On se souvient de M. Jérôme Cahuzac, ministre du budget et grand pourfendeur de la fraude fiscale, qui avait juré solennellement qu'il n'avait pas de compte bancaire en Suisse. On sait comment ça a fini. Ah bon, vous avez des preuves? Ah mince! Alors oui, c'est vrai, j'ai un compte en Suisse. Ça fait un peu désordre.

Après sa démission, M. Cahuzac a été remplacé par M. Bernard Cazeneuve. Il y a quelques semaines, lorsque le quotidien L'Agefi a publié une vraie enquête (événement rarissime dans la presse actuelle) montrant que les autorités françaises avaient clairement manipulé et donc probablement «épuré», avant de la rendre accessible, la liste de clients volée à la banque HSBC, M. Cazeneuve s'est empressé de répliquer que ces affirmations étaient fausses. Dans les jours qui ont suivi, L'Agefi a continué à publier de nouvelles informations étayées indiquant qu'un service secret français avait eu accès à ces données avant tous les autres et que c'était sans doute à ce stade que trois mille noms avaient opportunément «disparu». M. Cazeneuve n'a plus rien dit.

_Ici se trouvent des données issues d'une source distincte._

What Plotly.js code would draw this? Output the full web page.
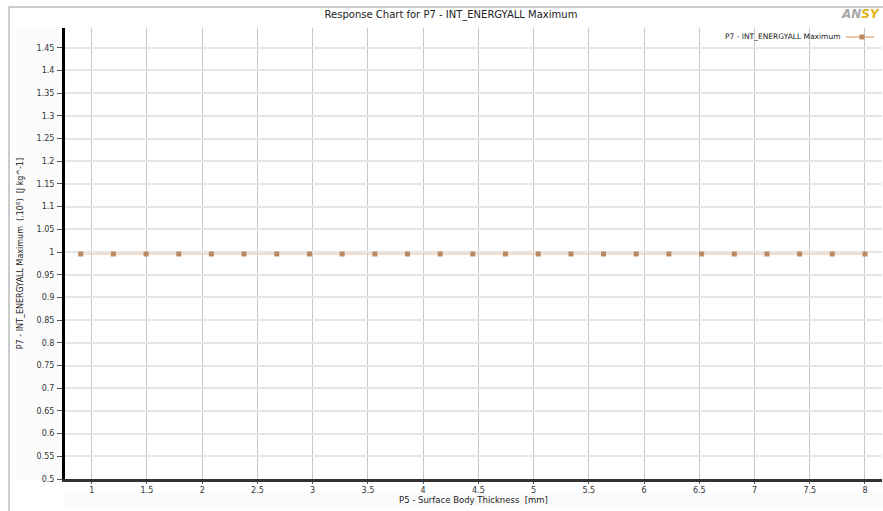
<!DOCTYPE html>
<html>
<head>
<meta charset="utf-8">
<script src="https://cdn.plot.ly/plotly-3.0.1.min.js"></script>
<style>
  html, body { margin: 0; padding: 0; background: #ffffff; }
  #chart { width: 883px; height: 511px; }
</style>
</head>
<body>
<div id="chart"></div>
<script>
// Surface body thickness design points [mm]
var thickness = [0.9, 1.196, 1.492, 1.788, 2.083, 2.379, 2.675, 2.971, 3.267, 3.563,
                 3.858, 4.154, 4.45, 4.746, 5.042, 5.338, 5.633, 5.929, 6.225, 6.521,
                 6.817, 7.113, 7.408, 7.704, 8.0];
// INT_ENERGYALL maximum response (x 10^6 J/kg)
var energyMax = [0.9956, 0.9956, 0.9956, 0.9956, 0.9956, 0.9956, 0.9956, 0.9956, 0.9956, 0.9956,
                 0.9956, 0.9956, 0.9956, 0.9956, 0.9956, 0.9956, 0.9956, 0.9956, 0.9956, 0.9956,
                 0.9956, 0.9956, 0.9956, 0.9956, 0.9956];
var xTicks = [1, 1.5, 2, 2.5, 3, 3.5, 4, 4.5, 5, 5.5, 6, 6.5, 7, 7.5, 8];
var yTicks = [0.5, 0.55, 0.6, 0.65, 0.7, 0.75, 0.8, 0.85, 0.9, 0.95, 1, 1.05, 1.1, 1.15,
              1.2, 1.25, 1.3, 1.35, 1.4, 1.45];
var seriesName = 'P7 - INT_ENERGYALL Maximum';

var FONT = 'DejaVu Sans, Verdana, sans-serif';
var W = 883, H = 511;
var L = 65, T = 28, R = 1, B = 32;
var pw = W - L - R, ph = H - T - B;
// pixel -> paper helpers for the frame decorations
function px(x) { return (x - L) / pw; }
function py(y) { return (H - B - y) / ph; }

var trace = {
  x: thickness,
  y: energyMax,
  type: 'scatter',
  mode: 'lines+markers',
  name: seriesName,
  line: { color: '#f0bb93', width: 1.2 },
  marker: { symbol: 'square', size: 5, color: '#b98a63', line: { width: 0 } },
  showlegend: false,
  hoverinfo: 'x+y'
};

var layout = {
  width: W, height: H,
  margin: { l: L, r: R, t: T, b: B, pad: 0 },
  paper_bgcolor: '#ffffff',
  plot_bgcolor: '#ffffff',
  font: { family: FONT, size: 8, color: '#333333' },
  title: {
    text: 'Response Chart for P7 - INT_ENERGYALL Maximum',
    font: { family: FONT, size: 10, color: '#222222' },
    xref: 'paper', x: px(451), xanchor: 'center',
    yref: 'container', y: 1 - 14 / H, yanchor: 'middle'
  },
  xaxis: {
    range: [0.758, 8.154],
    tickmode: 'array', tickvals: xTicks, ticktext: xTicks.map(String),
    ticks: 'outside', ticklen: 2, tickcolor: '#555555', tickwidth: 1,
    ticklabelstandoff: -1,
    tickfont: { family: FONT, size: 8, color: '#333333' },
    showgrid: true, gridcolor: '#c9c9c9', gridwidth: 1,
    showline: true, linecolor: '#333333', linewidth: 3,
    zeroline: false, fixedrange: true,
    title: { text: 'P5 - Surface Body Thickness  [mm]', font: { family: FONT, size: 8.5, color: '#222222' }, standoff: 3 }
  },
  yaxis: {
    range: [0.5, 1.4934],
    tickmode: 'array', tickvals: yTicks, ticktext: yTicks.map(String),
    ticks: 'outside', ticklen: 5, tickcolor: '#555555', tickwidth: 1,
    ticklabelstandoff: 1,
    tickfont: { family: FONT, size: 8, color: '#333333' },
    showgrid: true, gridcolor: '#e6e6e6', gridwidth: 2,
    showline: true, linecolor: '#000000', linewidth: 3,
    zeroline: false, fixedrange: true,
    title: { text: 'P7 - INT_ENERGYALL Maximum  (.10<sup>6</sup>)  [J kg^-1]', font: { family: FONT, size: 8, color: '#222222' }, standoff: 12 }
  },
  shapes: [
    // faint panels behind the tick label areas
    { type: 'rect', xref: 'paper', yref: 'paper', layer: 'below',
      x0: px(16), x1: px(63), y0: py(480), y1: py(29),
      fillcolor: '#fbfbfb', line: { width: 0 } },
    { type: 'rect', xref: 'paper', yref: 'paper', layer: 'below',
      x0: px(65), x1: px(883), y0: py(506), y1: py(492),
      fillcolor: '#fbfbfb', line: { width: 0 } },
    // outer chart frame
    { type: 'line', xref: 'paper', yref: 'paper', x0: px(9), x1: px(890), y0: py(7), y1: py(7),
      line: { color: '#999999', width: 1 } },
    { type: 'line', xref: 'paper', yref: 'paper', x0: px(9), x1: px(9), y0: py(7), y1: py(515),
      line: { color: '#999999', width: 1 } },
    // legend sample line and marker
    { type: 'line', xref: 'paper', yref: 'paper', x0: px(846), x1: px(874), y0: py(37), y1: py(37),
      line: { color: '#e8b089', width: 1.5 } },
    { type: 'rect', xref: 'paper', yref: 'paper', x0: px(859.5), x1: px(864.5), y0: py(39.5), y1: py(34.5),
      fillcolor: '#b98a63', line: { width: 0 } }
  ],
  annotations: [
    { text: seriesName, xref: 'paper', yref: 'paper', x: px(843), y: py(37),
      xanchor: 'right', yanchor: 'middle', showarrow: false,
      font: { family: FONT, size: 7.5, color: '#222222' } },
    { text: '<b><i><span style="color:#a8a8a8">AN</span><span style="color:#e3b514">SY</span></i></b>',
      xref: 'paper', yref: 'paper', x: px(882), y: py(14),
      xanchor: 'right', yanchor: 'middle', showarrow: false,
      font: { family: FONT, size: 12, color: '#a8a8a8' } }
  ]
};

Plotly.newPlot('chart', [trace], layout, { displayModeBar: false, staticPlot: true });
</script>
</body>
</html>
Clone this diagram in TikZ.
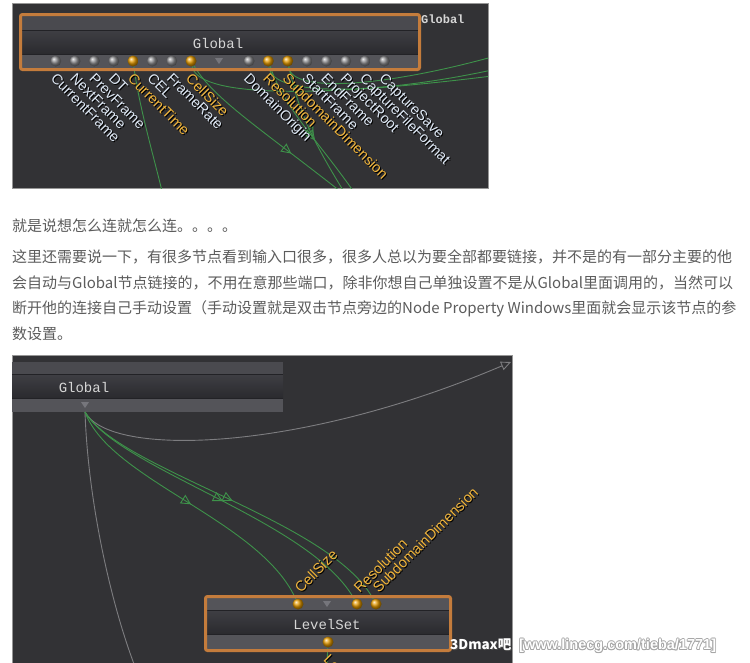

La dernière affaire en date est celle de l'enseignement dans les écoles publiques de la «théorie du genre» (relativisation et subjectivisation de l'identité sexuelle, qui n'aurait rien à voir avec le fait d'être un homme ou une femme). La chose n'est pas nouvelle: cette théorie révolutionnaire a été inscrite dans le programme d'éducation français en 2011, alors que la droite était encore au pouvoir. Face à la protestation de certains députés, la gauche avait alors soutenu le gouvernement et Mme Najat Vallaud-Belkacem, qui deviendra plus tard «ministre des droits des femmes», s'était fendue d'une déclaration vantant les vertus de la théorie du genre.

Mais aujourd'hui, ce sont les familles musulmanes qui commencent à protester contre cet enseignement en refusant d'envoyer leurs enfants à l'école – ce qui aurait vidé certains établissements d'environ 60% de leurs élèves. Réaction du gouvernement: on nie tout en bloc! La théorie du genre n'est pas enseignée à l'école, c'est une fausse rumeur inventée par l'extrême-droite. Le ministre de l'éducation nationale Vincent Peillon déclare que l'éducation nationale «refuse totalement la théorie du genre». Et la désormais ministre Mme Vallaud-Belkacem en rajoute dans les médias: «Il n'y a aucune théorie du genre qui est développée dans les écoles primaires de France.» Sur le site internet personnel de la ministre, on peut même lire explicitement: «La théorie du genre n'existe pas.»

Apparemment, les ministres français n'ont pas encore réalisé – contrairement à leurs homologues nord-coréens, plus futés – que le peuple, si l'on n'y prend pas garde, risque de trouver beaucoup de choses sur internet.